____ Recorded information

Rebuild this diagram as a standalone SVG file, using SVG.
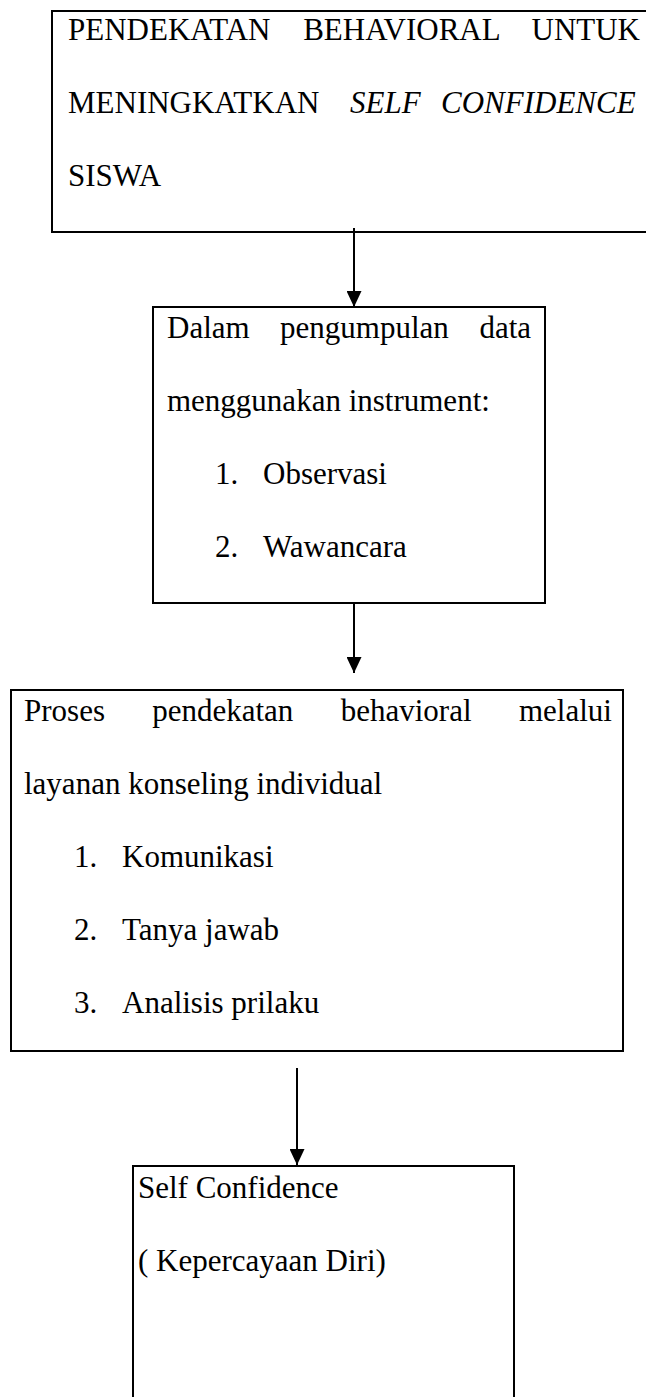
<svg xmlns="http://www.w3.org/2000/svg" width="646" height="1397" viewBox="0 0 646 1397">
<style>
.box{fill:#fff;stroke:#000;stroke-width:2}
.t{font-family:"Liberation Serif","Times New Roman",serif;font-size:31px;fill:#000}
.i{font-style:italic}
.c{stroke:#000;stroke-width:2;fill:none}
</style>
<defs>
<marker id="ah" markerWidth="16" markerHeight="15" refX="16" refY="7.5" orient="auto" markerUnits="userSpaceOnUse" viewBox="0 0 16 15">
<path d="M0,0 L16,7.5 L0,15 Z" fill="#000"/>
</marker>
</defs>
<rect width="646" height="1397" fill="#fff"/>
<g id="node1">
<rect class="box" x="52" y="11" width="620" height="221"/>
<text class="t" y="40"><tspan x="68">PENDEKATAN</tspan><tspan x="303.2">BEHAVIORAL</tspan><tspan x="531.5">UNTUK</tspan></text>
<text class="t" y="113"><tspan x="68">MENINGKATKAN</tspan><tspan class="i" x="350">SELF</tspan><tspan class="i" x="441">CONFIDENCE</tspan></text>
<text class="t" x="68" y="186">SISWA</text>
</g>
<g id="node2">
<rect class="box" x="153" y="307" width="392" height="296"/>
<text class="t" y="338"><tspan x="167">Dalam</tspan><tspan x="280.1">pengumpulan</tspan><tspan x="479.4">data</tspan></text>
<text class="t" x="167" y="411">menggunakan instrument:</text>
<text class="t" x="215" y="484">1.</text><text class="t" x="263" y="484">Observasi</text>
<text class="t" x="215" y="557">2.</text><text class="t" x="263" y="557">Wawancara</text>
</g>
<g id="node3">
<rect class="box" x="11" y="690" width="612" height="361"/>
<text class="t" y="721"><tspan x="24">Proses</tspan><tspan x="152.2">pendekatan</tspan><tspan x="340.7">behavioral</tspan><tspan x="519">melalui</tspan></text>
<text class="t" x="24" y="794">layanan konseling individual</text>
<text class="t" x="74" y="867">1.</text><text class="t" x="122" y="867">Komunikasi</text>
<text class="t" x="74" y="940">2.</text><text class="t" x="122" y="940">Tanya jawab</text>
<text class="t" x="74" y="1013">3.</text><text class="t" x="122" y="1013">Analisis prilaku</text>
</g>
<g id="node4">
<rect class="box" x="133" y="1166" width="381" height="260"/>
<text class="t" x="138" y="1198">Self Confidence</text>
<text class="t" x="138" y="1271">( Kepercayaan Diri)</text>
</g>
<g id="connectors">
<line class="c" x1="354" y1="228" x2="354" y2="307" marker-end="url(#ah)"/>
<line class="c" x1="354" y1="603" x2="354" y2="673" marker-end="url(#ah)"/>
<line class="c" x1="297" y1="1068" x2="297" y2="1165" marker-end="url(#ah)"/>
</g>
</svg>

________

Return the material word for word. Pictures are not part of the copy.

Rebuild this diagram as a standalone SVG file, using SVG.
<svg xmlns="http://www.w3.org/2000/svg" width="646" height="1397" viewBox="0 0 646 1397">
<style>
.box{fill:#fff;stroke:#000;stroke-width:2}
.t{font-family:"Liberation Serif","Times New Roman",serif;font-size:31px;fill:#000}
.i{font-style:italic}
.c{stroke:#000;stroke-width:2;fill:none}
</style>
<defs>
<marker id="ah" markerWidth="16" markerHeight="15" refX="16" refY="7.5" orient="auto" markerUnits="userSpaceOnUse" viewBox="0 0 16 15">
<path d="M0,0 L16,7.5 L0,15 Z" fill="#000"/>
</marker>
</defs>
<rect width="646" height="1397" fill="#fff"/>
<g id="node1">
<rect class="box" x="52" y="11" width="620" height="221"/>
<text class="t" y="40"><tspan x="68">PENDEKATAN</tspan><tspan x="303.2">BEHAVIORAL</tspan><tspan x="531.5">UNTUK</tspan></text>
<text class="t" y="113"><tspan x="68">MENINGKATKAN</tspan><tspan class="i" x="350">SELF</tspan><tspan class="i" x="441">CONFIDENCE</tspan></text>
<text class="t" x="68" y="186">SISWA</text>
</g>
<g id="node2">
<rect class="box" x="153" y="307" width="392" height="296"/>
<text class="t" y="338"><tspan x="167">Dalam</tspan><tspan x="280.1">pengumpulan</tspan><tspan x="479.4">data</tspan></text>
<text class="t" x="167" y="411">menggunakan instrument:</text>
<text class="t" x="215" y="484">1.</text><text class="t" x="263" y="484">Observasi</text>
<text class="t" x="215" y="557">2.</text><text class="t" x="263" y="557">Wawancara</text>
</g>
<g id="node3">
<rect class="box" x="11" y="690" width="612" height="361"/>
<text class="t" y="721"><tspan x="24">Proses</tspan><tspan x="152.2">pendekatan</tspan><tspan x="340.7">behavioral</tspan><tspan x="519">melalui</tspan></text>
<text class="t" x="24" y="794">layanan konseling individual</text>
<text class="t" x="74" y="867">1.</text><text class="t" x="122" y="867">Komunikasi</text>
<text class="t" x="74" y="940">2.</text><text class="t" x="122" y="940">Tanya jawab</text>
<text class="t" x="74" y="1013">3.</text><text class="t" x="122" y="1013">Analisis prilaku</text>
</g>
<g id="node4">
<rect class="box" x="133" y="1166" width="381" height="260"/>
<text class="t" x="138" y="1198">Self Confidence</text>
<text class="t" x="138" y="1271">( Kepercayaan Diri)</text>
</g>
<g id="connectors">
<line class="c" x1="354" y1="228" x2="354" y2="307" marker-end="url(#ah)"/>
<line class="c" x1="354" y1="603" x2="354" y2="673" marker-end="url(#ah)"/>
<line class="c" x1="297" y1="1068" x2="297" y2="1165" marker-end="url(#ah)"/>
</g>
</svg>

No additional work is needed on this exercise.